Irgend etwas stimmt hier nicht, irgend etwas stimmt auch mit ihren Bekenntnis-Monologen nicht, die nicht zufällig aus der Erzählhaltung kippen und von dem Kind, das im "Weißen Haus" regiert, nicht hätten belauscht werden können. Boehlich schreibt in seinem Nachwort von Bangs Einsamkeit und Verzweiflung, von seinem Narzißmus und der lebenslangen Muttermagie als einer Quelle seiner Leiden wie seines Künstlertums. Offensichtlich mischt Bang etwas von diesen Leiden in die Seele der angehimmelten Mutter; er, dem die Liebeserfüllung in der Tat verwehrt oder problematisch war.
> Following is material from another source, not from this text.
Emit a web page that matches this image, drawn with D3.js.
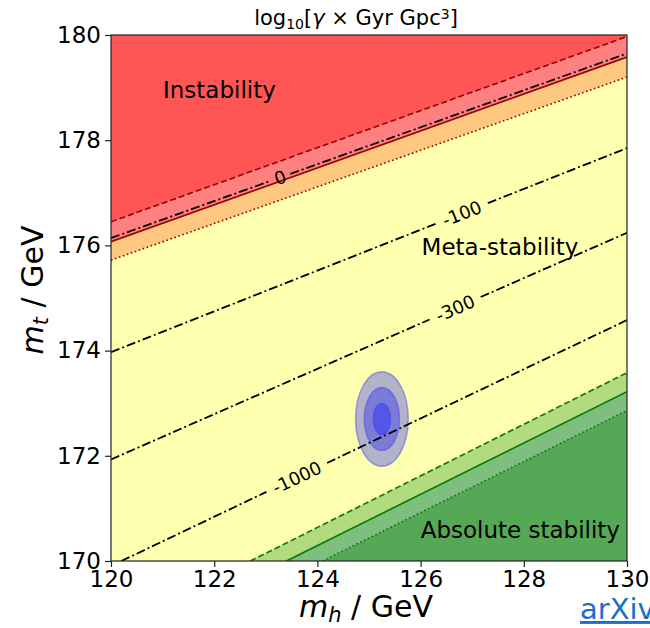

Das kann man aus der Studie "Das offene Geheimnis" von Heinrich Detering erfahren, in der nachgewiesen wird, wie Bang in den "Vaterlandslosen" das eigene Außenseitertum des Homosexuellen auf seine Romanfiguren überträgt, deren Außenseitertum darin besteht, ohne Staat und Heimat zu sein; eine Äußerlichkeit, die Bang mit ihnen teilte. Auch er führte ein Nomadenleben, verließ Dänemark, nachdem er als Student und Schauspieler gescheitert war und als Journalist und Romancier noch nicht anerkannt, wohnte in Norwegen, Berlin, Paris, Wien und Prag, kam immer wieder ins Land der Mutter zurück und starb 1912 auf einer Vortragsreise in Utah.
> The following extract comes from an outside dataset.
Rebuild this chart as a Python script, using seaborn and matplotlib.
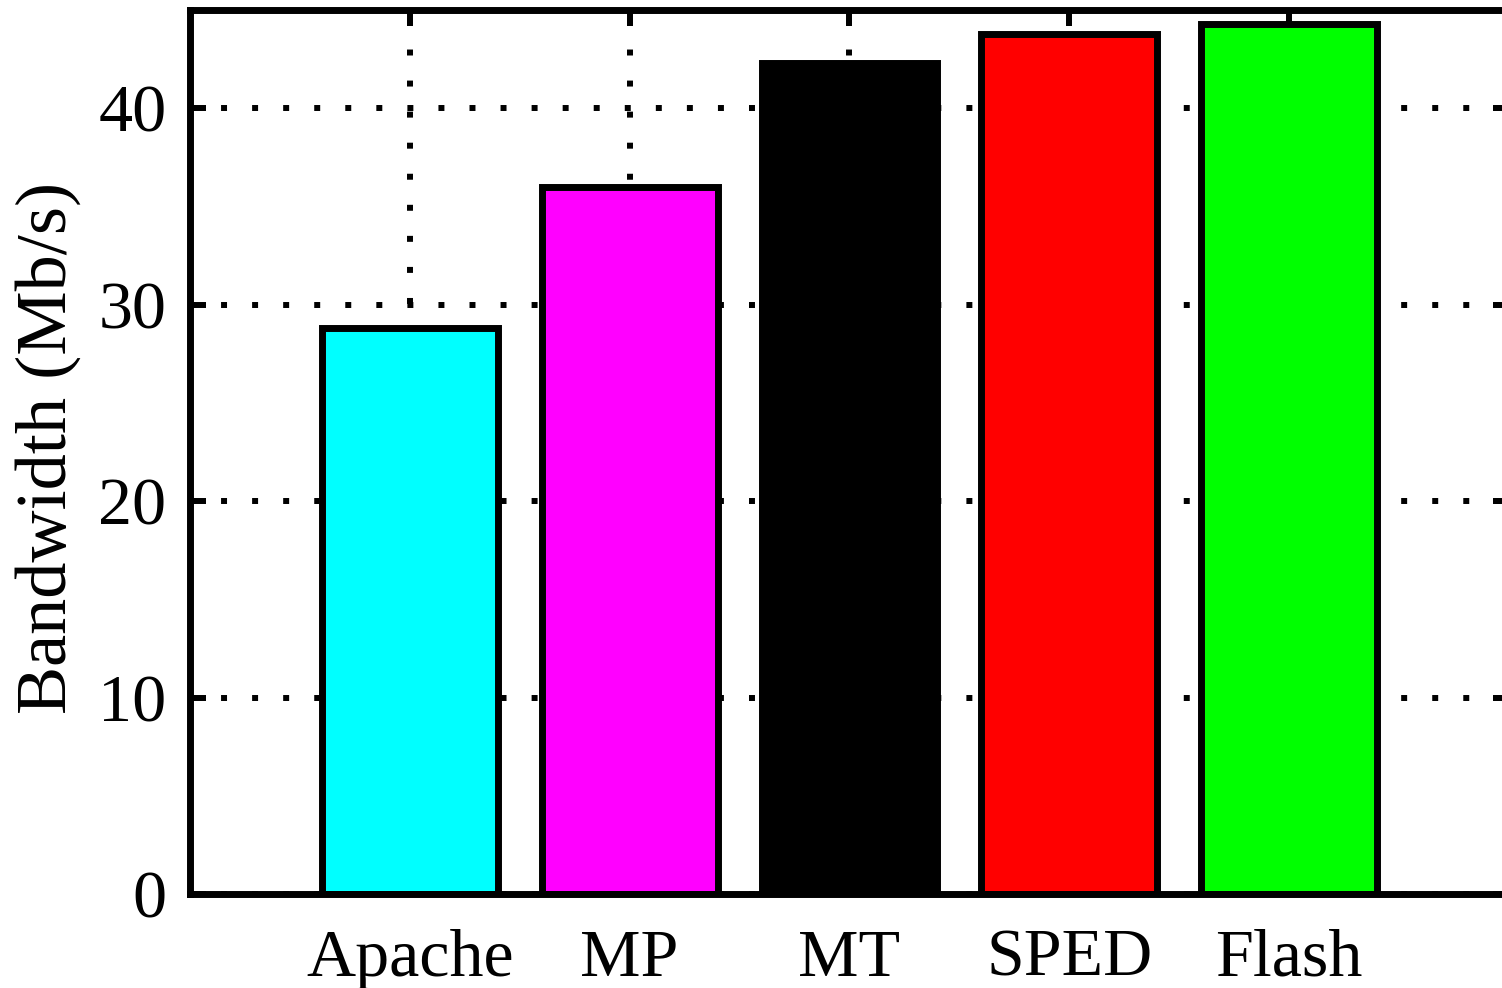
import matplotlib
matplotlib.use("Agg")
import matplotlib.pyplot as plt
import seaborn as sns
import pandas as pd

categories = ["Apache", "MP", "MT", "SPED", "Flash"]
bandwidth = [28.8, 36.0, 42.3, 43.8, 44.3]
bar_colors = ["#00FFFF", "#FF00FF", "#000000", "#FF0000", "#00FF00"]
y_ticks = [0, 10, 20, 30, 40]

sns.set_style("white")
plt.rcParams["font.family"] = ["Liberation Serif", "DejaVu Serif"]

df = pd.DataFrame({"server": categories, "bw": bandwidth})

fig = plt.figure(figsize=(15.02, 9.88), dpi=100)
ax_w = (1509 - 190) / 1502
ax = fig.add_axes([190 / 1502, 1 - 894 / 988, ax_w, (894 - 10) / 988])

sns.barplot(data=df, x="server", y="bw", hue="server", palette=bar_colors,
            legend=False, width=0.8, edgecolor="black", linewidth=5,
            saturation=1, ax=ax)

ax.set_xlim(-1, 5)
ax.set_ylim(0, 45)
ax.set_yticks(y_ticks)
ax.set_yticklabels([str(t) for t in y_ticks])
ax.set_xlabel("")
ax.set_ylabel("Bandwidth (Mb/s)", fontsize=52, color="black")
ax.yaxis.set_label_coords(-0.083, 0.505)

ax.set_axisbelow(True)
ax.grid(True, axis="both", color="black", linewidth=4.3,
        linestyle=(0, (1, 4.2)), dash_capstyle="butt")

for s in ["left", "bottom", "top"]:
    ax.spines[s].set_visible(True)
    ax.spines[s].set_color("black")
    ax.spines[s].set_linewidth(5)
ax.spines["right"].set_visible(False)

ax.tick_params(axis="both", which="major", direction="in", length=11.5,
               width=4.3, color="black", labelsize=49, labelcolor="black",
               top=True, bottom=True, left=True, right=True)
ax.tick_params(axis="x", pad=25)
ax.tick_params(axis="y", pad=17)

fig.savefig("out.png", dpi=100)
Manches schwer Erklärliche in der Figur der Mutter läßt sich mit dieser Leselupe, die Detering uns in die Hand legt, leichter entziffern. Das Wichtigere ist, was ohne Lupe ins Auge springt: die Kunst dieses Psychologen und Schriftstellers, die sich hinter der Schlichtheit verbirgt und in den nackten rauhen Quadern, aus denen sich "Das graue Haus" aufbaut, ihr Bestes erreicht. Hier in der kalten Kopenhagener Welt, die von der Exzellenz beherrscht wird, dem Hofarzt und Zyniker mit weicher Stelle, ist alles Süßliche aufgesogen, und wenn man noch die Verse streichen dürfte und die stillen Tränen, die auf sie niederfallen, hätte man ein Meisterwerk, das die Leser lehren könnte, Herman Bang nicht zu früh zu den Heimgegangenen zu rechnen.

Herman Bang: "Das weiße Haus". "Das graue Haus". Romane. Aus dem Dänischen und mit einem Nachwort von Walter Boehlich. Steidl Verlag, Göttingen 1998. 285 S., geb., 20,- DM.